Sunni Arab politicians expressed outrage over events in Azamiyah, which lies between heavily Shiite Sadr City and Shiite districts across the Tigris River to the west.
"We have evidence that some officials and militias are up to their necks in the killings and kidnappings that take place daily in Baghdad," Sunni politician Dhafir al-Ani said on Al-Arabiya television.
Another key Sunni politician, Adnan al-Dulaimi, accused the Shiite-led government of conducting "the ugliest form of ethnic cleansing" against Sunni communities around Baghdad, including Azamiyah.
Al-Dulaimi blamed the deteriorating security situation on "the existence of unleashed militia, including some militia backed by foreign powers who have only one goal -- that is to see Iraqis slaughtered in a sectarian war."
The Iraqi Front for National Dialogue, led by Sunni politician Saleh al-Mutlaq, also demanded that government officials "stop their raiding, kidnapping and looting operations in Azamiyah."
Iraqi officials estimate tens of thousands have been displaced -- the majority of them Shiites but also Sunnis and Christians who have left mixed areas for the safety of communities dominated by their own sect.

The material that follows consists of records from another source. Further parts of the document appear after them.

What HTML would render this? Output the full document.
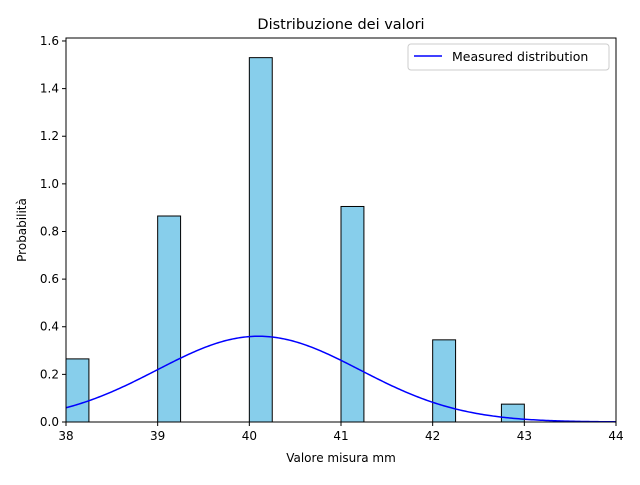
<!DOCTYPE html>
<html><head><meta charset="utf-8"><style>
body{margin:0;background:#fff;font-family:"Liberation Sans","DejaVu Sans",sans-serif;}
svg text{font-family:"DejaVu Sans","Liberation Sans",sans-serif;}
</style></head><body>
<svg id="chart" width="640" height="480" xmlns="http://www.w3.org/2000/svg">
<rect width="640" height="480" fill="#fff"/>
<g id="bars"></g>
<path id="curve" fill="none" stroke="#0000ff" stroke-width="1.5"/>
<g id="axes"></g>
</svg>
<script>
const binStarts=[38,39,40,41,42,42.75];
const binHeights=[0.265,0.865,1.53,0.905,0.345,0.075];
const binWidth=[0.25];
const fitMean=[40.1];
const fitSigma=[1.108];
const xTicks=[38,39,40,41,42,43,44];
const yTicks=[0,0.2,0.4,0.6,0.8,1.0,1.2,1.4,1.6];
const L=66,R=616,T=38,B=422,xMin=38,xMax=44,yMax=1.6125;
const X=v=>L+(v-xMin)/(xMax-xMin)*(R-L);
const Y=v=>B-v/yMax*(B-T);
const NS="http://www.w3.org/2000/svg";
function mk(tag,attrs,parent,text){const e=document.createElementNS(NS,tag);for(const k in attrs)e.setAttribute(k,attrs[k]);if(text!==undefined)e.textContent=text;parent.appendChild(e);return e;}
const bars=document.getElementById('bars'),axes=document.getElementById('axes');
binStarts.forEach((s,i)=>{
 const r=mk('rect',{x:X(s),y:Y(binHeights[i]),width:X(s+binWidth[0])-X(s),height:B-Y(binHeights[i]),fill:'#87ceeb',stroke:'#000','stroke-width':1},bars);
 
 
});
let d='';
for(let i=0;i<=300;i++){const x=xMin+(xMax-xMin)*i/300;const y=Math.exp(-Math.pow(x-fitMean[0],2)/(2*fitSigma[0]*fitSigma[0]))/(fitSigma[0]*Math.sqrt(2*Math.PI));d+=(i?'L':'M')+X(x).toFixed(2)+','+Y(y).toFixed(2);}
document.getElementById('curve').setAttribute('d',d);
const fr=mk('rect',{x:L,y:T,width:R-L,height:B-T,fill:'none',stroke:'#000','stroke-width':1},axes);


xTicks.forEach(t=>{mk('line',{x1:X(t),x2:X(t),y1:B,y2:B+4,stroke:'#000'},axes);
 const tx=mk('text',{x:X(t),y:B+18,'text-anchor':'middle','font-size':12},axes,String(t));
 
 });
yTicks.forEach(t=>{mk('line',{x1:L-4,x2:L,y1:Y(t),y2:Y(t),stroke:'#000'},axes);
 const tx=mk('text',{x:L-7,y:Y(t)+4,'text-anchor':'end','font-size':12},axes,t.toFixed(1));
 
 });
const ti=mk('text',{x:(L+R)/2,y:29,'text-anchor':'middle','font-size':14.5},axes,'Distribuzione dei valori');

const xl=mk('text',{x:(L+R)/2,y:462,'text-anchor':'middle','font-size':12},axes,'Valore misura mm');

const yl=mk('text',{x:0,y:0,'text-anchor':'middle','font-size':12,transform:'translate(26,230) rotate(-90)'},axes,'Probabilità');

const lg=mk('g',{},axes);

mk('rect',{x:408,y:44,width:201,height:26,rx:3,fill:'#fff',stroke:'#ccc'},lg);
mk('line',{x1:414,x2:442,y1:56,y2:56,stroke:'#0000ff','stroke-width':1.5},lg);
mk('text',{x:452,y:61,'font-size':12.5},lg,'Measured distribution');
</script>
</body></html>
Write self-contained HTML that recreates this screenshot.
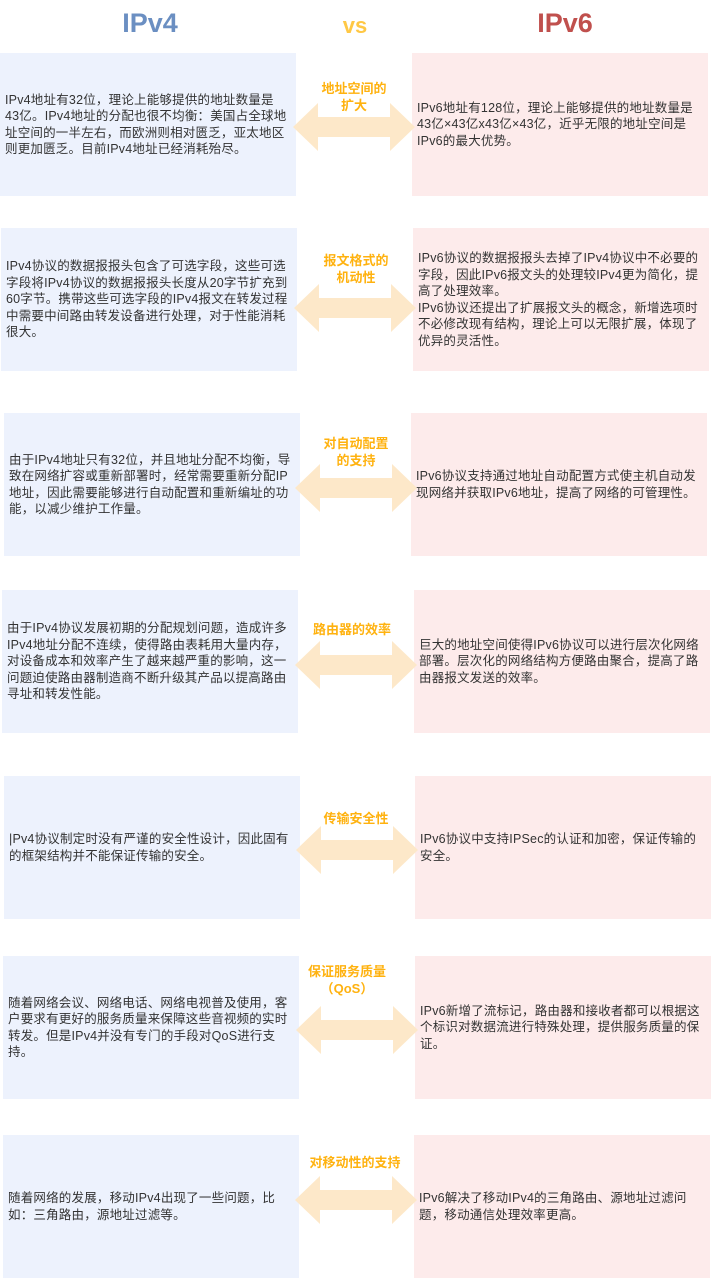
<!DOCTYPE html>
<html><head><meta charset="utf-8"><style>
body{margin:0;width:712px;height:1278px;background:#fff;position:relative;overflow:hidden;font-family:"Liberation Sans","Noto Sans CJK SC",sans-serif;}
.t{position:absolute;top:8px;font-size:27px;font-weight:bold;text-align:center;}
.b{position:absolute;height:143px;width:296px;display:flex;align-items:center;box-sizing:border-box;padding:0 9px 0 5px;font-size:12.5px;line-height:16.5px;color:#333;letter-spacing:0.2px;}
.l{background:#edf2fd;}
.r{background:#fdebeb;}
.lab{position:absolute;width:116px;text-align:center;font-size:13px;font-weight:bold;color:#ffb20f;line-height:17px;}
svg.a{position:absolute;width:122px;height:52px;}
</style></head><body>
<div class="t" style="left:100px;width:100px;color:#6b8fc2;">IPv4</div>
<div class="t" style="left:320px;width:70px;color:#ffc845;font-size:22px;top:13px;">vs</div>
<div class="t" style="left:510px;width:110px;color:#c0504d;">IPv6</div>

<div class="b l" style="left:0;top:53px;">IPv4地址有32位，理论上能够提供的地址数量是43亿。IPv4地址的分配也很不均衡：美国占全球地址空间的一半左右，而欧洲则相对匮乏，亚太地区则更加匮乏。目前IPv4地址已经消耗殆尽。</div>
<div class="b r" style="left:412px;top:53px;">IPv6地址有128位，理论上能够提供的地址数量是43亿×43亿x43亿×43亿，近乎无限的地址空间是IPv6的最大优势。</div>
<div class="lab" style="left:296px;top:80px;">地址空间的<br>扩大</div>
<svg class="a" style="left:293px;top:101px" viewBox="0 0 122 52"><polygon points="0,26 25,2 25,16 97,16 97,2 122,26 97,50 97,36 25,36 25,50" fill="#fde8c9"/></svg>

<div class="b l" style="left:1px;top:228px;">IPv4协议的数据报报头包含了可选字段，这些可选字段将IPv4协议的数据报报头长度从20字节扩充到60字节。携带这些可选字段的IPv4报文在转发过程中需要中间路由转发设备进行处理，对于性能消耗很大。</div>
<div class="b r" style="left:413px;top:228px;">IPv6协议的数据报报头去掉了IPv4协议中不必要的字段，因此IPv6报文头的处理较IPv4更为简化，提高了处理效率。<br>IPv6协议还提出了扩展报文头的概念，新增选项时不必修改现有结构，理论上可以无限扩展，体现了优异的灵活性。</div>
<div class="lab" style="left:298px;top:252px;">报文格式的<br>机动性</div>
<svg class="a" style="left:294px;top:282px" viewBox="0 0 122 52"><polygon points="0,26 25,2 25,16 97,16 97,2 122,26 97,50 97,36 25,36 25,50" fill="#fde8c9"/></svg>

<div class="b l" style="left:4px;top:413px;">由于IPv4地址只有32位，并且地址分配不均衡，导致在网络扩容或重新部署时，经常需要重新分配IP地址，因此需要能够进行自动配置和重新编址的功能，以减少维护工作量。</div>
<div class="b r" style="left:411px;top:413px;">IPv6协议支持通过地址自动配置方式使主机自动发现网络并获取IPv6地址，提高了网络的可管理性。</div>
<div class="lab" style="left:298px;top:435px;">对自动配置<br>的支持</div>
<svg class="a" style="left:295px;top:462px" viewBox="0 0 122 52"><polygon points="0,26 25,2 25,16 97,16 97,2 122,26 97,50 97,36 25,36 25,50" fill="#fde8c9"/></svg>

<div class="b l" style="left:2px;top:590px;">由于IPv4协议发展初期的分配规划问题，造成许多IPv4地址分配不连续，使得路由表耗用大量内存，对设备成本和效率产生了越来越严重的影响，这一问题迫使路由器制造商不断升级其产品以提高路由寻址和转发性能。</div>
<div class="b r" style="left:414px;top:590px;">巨大的地址空间使得IPv6协议可以进行层次化网络部署。层次化的网络结构方便路由聚合，提高了路由器报文发送的效率。</div>
<div class="lab" style="left:294px;top:621px;">路由器的效率</div>
<svg class="a" style="left:295px;top:639px" viewBox="0 0 122 52"><polygon points="0,26 25,2 25,16 97,16 97,2 122,26 97,50 97,36 25,36 25,50" fill="#fde8c9"/></svg>

<div class="b l" style="left:4px;top:776px;">|Pv4协议制定时没有严谨的安全性设计，因此固有的框架结构并不能保证传输的安全。</div>
<div class="b r" style="left:415px;top:776px;">IPv6协议中支持IPSec的认证和加密，保证传输的安全。</div>
<div class="lab" style="left:298px;top:810px;">传输安全性</div>
<svg class="a" style="left:296px;top:824px" viewBox="0 0 122 52"><polygon points="0,26 25,2 25,16 97,16 97,2 122,26 97,50 97,36 25,36 25,50" fill="#fde8c9"/></svg>

<div class="b l" style="left:3px;top:956px;">随着网络会议、网络电话、网络电视普及使用，客户要求有更好的服务质量来保障这些音视频的实时转发。但是IPv4并没有专门的手段对QoS进行支持。</div>
<div class="b r" style="left:415px;top:956px;">IPv6新增了流标记，路由器和接收者都可以根据这个标识对数据流进行特殊处理，提供服务质量的保证。</div>
<div class="lab" style="left:289px;top:963px;">保证服务质量<br>（QoS）</div>
<svg class="a" style="left:296px;top:1004px" viewBox="0 0 122 52"><polygon points="0,26 25,2 25,16 97,16 97,2 122,26 97,50 97,36 25,36 25,50" fill="#fde8c9"/></svg>

<div class="b l" style="left:3px;top:1135px;">随着网络的发展，移动IPv4出现了一些问题，比如：三角路由，源地址过滤等。</div>
<div class="b r" style="left:414px;top:1135px;">IPv6解决了移动IPv4的三角路由、源地址过滤问题，移动通信处理效率更高。</div>
<div class="lab" style="left:296px;top:1154px;width:118px;">对移动性的支持</div>
<svg class="a" style="left:295px;top:1174px" viewBox="0 0 122 52"><polygon points="0,26 25,2 25,16 97,16 97,2 122,26 97,50 97,36 25,36 25,50" fill="#fde8c9"/></svg>
</body></html>
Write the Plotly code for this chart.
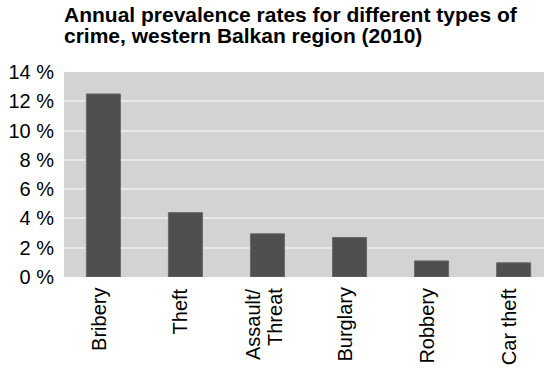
import plotly.graph_objects as go

# Annual prevalence of victimisation by crime type (percent)
crime_types = ["Bribery", "Theft", "Assault/Threat", "Burglary", "Robbery", "Car theft"]
prevalence = [12.5, 4.4, 2.95, 2.7, 1.1, 0.97]

y_ticks = [0, 2, 4, 6, 8, 10, 12, 14]

title_lines = [
    "Annual prevalence rates for different types of",
    "crime, western Balkan region (2010)",
]

font_family = "Liberation Sans, Arial, sans-serif"

W, H = 544, 368
M_L, M_R, M_T, M_B = 64, 0, 72, 91
plot_h = H - M_T - M_B
plot_w = W - M_L - M_R

fig = go.Figure(
    go.Bar(
        x=crime_types,
        y=prevalence,
        width=0.415,
        marker=dict(color="#4f4f4f", line=dict(color="#6a6a6a", width=1)),
        hoverinfo="x+y",
    )
)

fig.update_layout(
    width=W,
    height=H,
    margin=dict(l=M_L, r=M_R, t=M_T, b=M_B),
    paper_bgcolor="white",
    plot_bgcolor="#d3d3d3",
    showlegend=False,
    font=dict(family=font_family, color="black", size=20),
)

# Bold two-line title, set line by line for tight leading
for i, line in enumerate(title_lines):
    top_px = 1 + i * 20.5
    fig.add_annotation(
        text=f"<b>{line}</b>",
        xref="paper", yref="paper",
        x=(62 - M_L) / plot_w, y=1 + (M_T - top_px) / plot_h,
        xanchor="left", yanchor="top", align="left",
        showarrow=False,
        font=dict(family=font_family, size=21, color="black"),
    )

# Vertical category labels; the two-line label gets tighter line spacing
for cat in crime_types:
    if "/" in cat:
        first, second = cat.split("/")
        parts = [(first + "/", -14.5), (second, 7.5)]
    else:
        parts = [(cat, -5)]
    for txt, dx in parts:
        fig.add_annotation(
            text=txt,
            x=cat, y=0, xref="x", yref="y",
            xanchor="center", yanchor="top",
            xshift=dx, yshift=-9,
            textangle=-90,
            showarrow=False,
            font=dict(family=font_family, size=20, color="black"),
        )

fig.update_xaxes(
    range=[-0.48, 5.37],
    showticklabels=False,
    showgrid=False,
    showline=False,
    zeroline=False,
    ticks="",
)

fig.update_yaxes(
    range=[0, 14],
    tickvals=y_ticks,
    ticktext=[f"{v} %" for v in y_ticks],
    showgrid=True,
    gridcolor="#e8e8e8",
    gridwidth=2,
    zeroline=False,
    showline=False,
    ticks="",
    ticklabelstandoff=9,
    tickfont=dict(size=20),
)

fig.write_html("out.html")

Sunni anger has welled as a time of political instability as Iraq's ethnic and religious factions struggle to form a government of national unity. Talks have been stalled for months over the issue of who should be the next prime minister, with the Sunnis and Kurds steadfastly rejecting the Shiite nomination of incumbent Ibrahim al-Jaafari.
Al-Jaafari has refused to give up the nomination that he narrowly won in a Shiite caucus. Shiite leaders met Tuesday to discuss the possibility of a new Shiite candidate, but prospects for a quick end to the stalemate were in doubt as al-Jaafari's Dawa party pledged to support him for a second term.
In other developments:
--Seven people were killed when a bomb exploded outside a cafe in eastern Baghdad, police reported.
--A policeman was shot dead near his home in Basra, officials said.
--Two bodies, both shot in the head, were found in southwestern Baghdad.